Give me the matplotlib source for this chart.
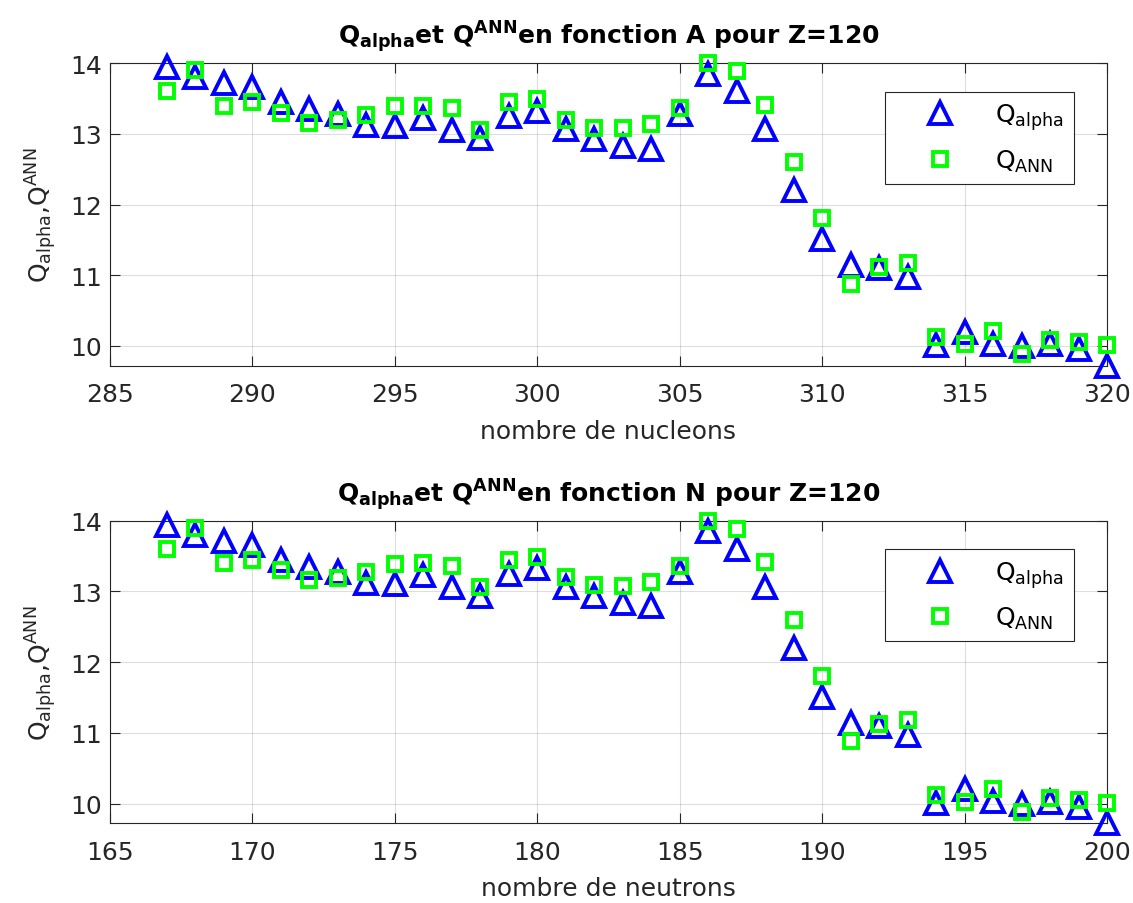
import matplotlib.pyplot as plt
from matplotlib.lines import Line2D

plt.rcParams['font.family'] = ['DejaVu Sans']
plt.rcParams['mathtext.fontset'] = 'dejavusans'

# nombre de nucleons / neutrons pour Z=120
A = list(range(287, 321))
N = list(range(167, 201))

q_alpha = [13.94, 13.80, 13.72, 13.66, 13.45, 13.35, 13.28, 13.12, 13.11, 13.23,
           13.06, 12.94, 13.25, 13.33, 13.07, 12.93, 12.83, 12.79, 13.28, 13.85,
           13.60, 13.07, 12.20, 11.51, 11.14, 11.10, 10.97, 10.01, 10.20, 10.03,
           10.00, 10.02, 9.95, 9.72]
q_ann = [13.60, 13.90, 13.40, 13.45, 13.30, 13.16, 13.19, 13.27, 13.39, 13.40,
         13.36, 13.06, 13.45, 13.49, 13.20, 13.09, 13.08, 13.14, 13.36, 14.00,
         13.89, 13.41, 12.60, 11.81, 10.88, 11.12, 11.18, 10.12, 10.02, 10.21,
         9.88, 10.08, 10.05, 10.01]

dark = '#262626'
W, H = 1133, 904
fig = plt.figure(figsize=(W / 100, H / 100), dpi=100)

panels = [
    (A, (285, 320), 'nombre de nucleons', 'A', 366.7),
    (N, (165, 200), 'nombre de neutrons', 'N', 824.3),
]

for x, xlim, xlab, var, ybot in panels:
    ax = fig.add_axes([110 / W, (H - ybot) / H, 997 / W, 302.5 / H])
    ax.plot(x, q_alpha, linestyle='none', marker='^', ms=16, mew=2.8,
            mec=(0, 0, 1), mfc='none', clip_on=False, zorder=3)
    ax.plot(x, q_ann, linestyle='none', marker='s', ms=10.5, mew=2.8,
            mec=(0, 1, 0), mfc='none', clip_on=False, zorder=3)
    ax.set_xlim(xlim)
    ax.set_ylim(9.72, 14.0)
    ax.set_xticks(range(xlim[0], xlim[1] + 1, 5))
    ax.set_yticks([10, 11, 12, 13, 14])
    ax.grid(True, color=dark, alpha=0.15, linewidth=0.8)
    ax.set_axisbelow(True)
    ax.tick_params(direction='in', length=7, width=0.8, top=True, right=True,
                   labelsize=18, colors=dark)
    ax.tick_params(axis='x', pad=12)
    ax.tick_params(axis='y', pad=6)
    for s in ax.spines.values():
        s.set_color(dark)
        s.set_linewidth(0.8)
    ax.set_xlabel(xlab, fontsize=18, color=dark, labelpad=9)
    ax.set_ylabel(r'Q$_{\mathrm{alpha}}$,Q$^{\mathrm{ANN}}$', fontsize=18,
                  color=dark, labelpad=8)
    ax.set_title(r'Q$_{\mathbf{alpha}}$et Q$^{\mathbf{ANN}}$en fonction ' + var
                 + ' pour Z=120', fontsize=18, fontweight='bold', pad=14)
    handles = [
        Line2D([], [], linestyle='none', marker='^', ms=16, mew=2.8,
               mec=(0, 0, 1), mfc='none'),
        Line2D([], [], linestyle='none', marker='s', ms=10.5, mew=2.8,
               mec=(0, 1, 0), mfc='none'),
    ]
    leg = ax.legend(handles, [r'Q$_{\mathrm{alpha}}$', r'Q$_{\mathrm{ANN}}$'],
                    loc='upper right', bbox_to_anchor=(0.967, 0.906),
                    fontsize=18, fancybox=False, framealpha=1,
                    edgecolor=dark, handlelength=3.6, handletextpad=0.4,
                    borderpad=0.4, labelspacing=0.6, borderaxespad=0)
    leg.get_frame().set_linewidth(0.8)

fig.savefig('out.png', dpi=100)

----------------------------------------

[Instructions for the task]: Your task is to report how many lines of the material include the string "matplotlib". Give the number and no other words.

[Solution below]: 3